A printable version: http://www.newyorker.com/reporting/2008/04/21/080421fa_fact_...

Still reading otherwise I'd have something else to add.


It's a little weird to include the author's name like that. It's no fault of the submitter, I just thought the story was about Jared (the jewelers) getting revenge for some past wrong.


I suspect you don't know who Jared Diamond is. He is the Pulitzer-Prize-winning author of Guns, Germs, and Steel and Collapse.

It is certainly not weird at all to include the author's name if the author is a famous writer.


Oh, I don't disagree. It's just that in this specific instance it was confusing. My comment was just because I'm sure other people might be confused as well. There's a Jared Diamond like half a mile from my house, so it just popped into my head first.


I have to admit that when I first saw the title my first thought was also about the jewelry business. I guess I can blame it on brain washing from TV commercials.


I for one, wouldn't have clicked if I didn't see the authors name on the title.


Anyone care to provide a really brief summary of this article?

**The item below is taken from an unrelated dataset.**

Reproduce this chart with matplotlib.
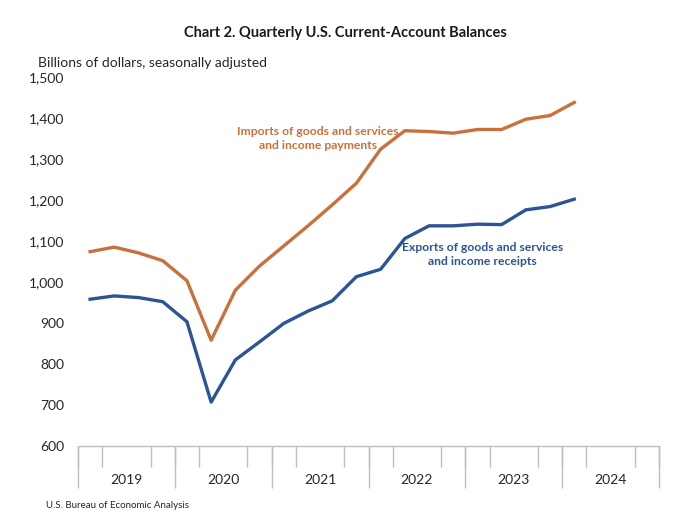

The tribes of Papua New Guinea are stuck in a local maximum of violent rivalry that precludes the cooperation necessary to form a new state. This is normal: new states were almost always imposed by existing states. Modern justice systems are better overall, but tribal warfare offers people a way to satisfy the primal desire for vengeance, which in our societies can go forever unsatisfied.


Jared Diamond talks about a few tribes in Papua New Guinea and how vengeance is nothing out of the ordinary to them; it's more of a responsibility.

He also briefly mentions the role of government in all this and how the tribes seemed to have approved of a government when it was put in place since in reality, they don't want to do any of the killing.

At the very end he relates this to the human desire for vengeance and how the tribes may be on to something.

I recommend it - he writes well and it's a good read - definitely feels shorter than the 8 pages.


Winds up as a sort-of shaggy dog story.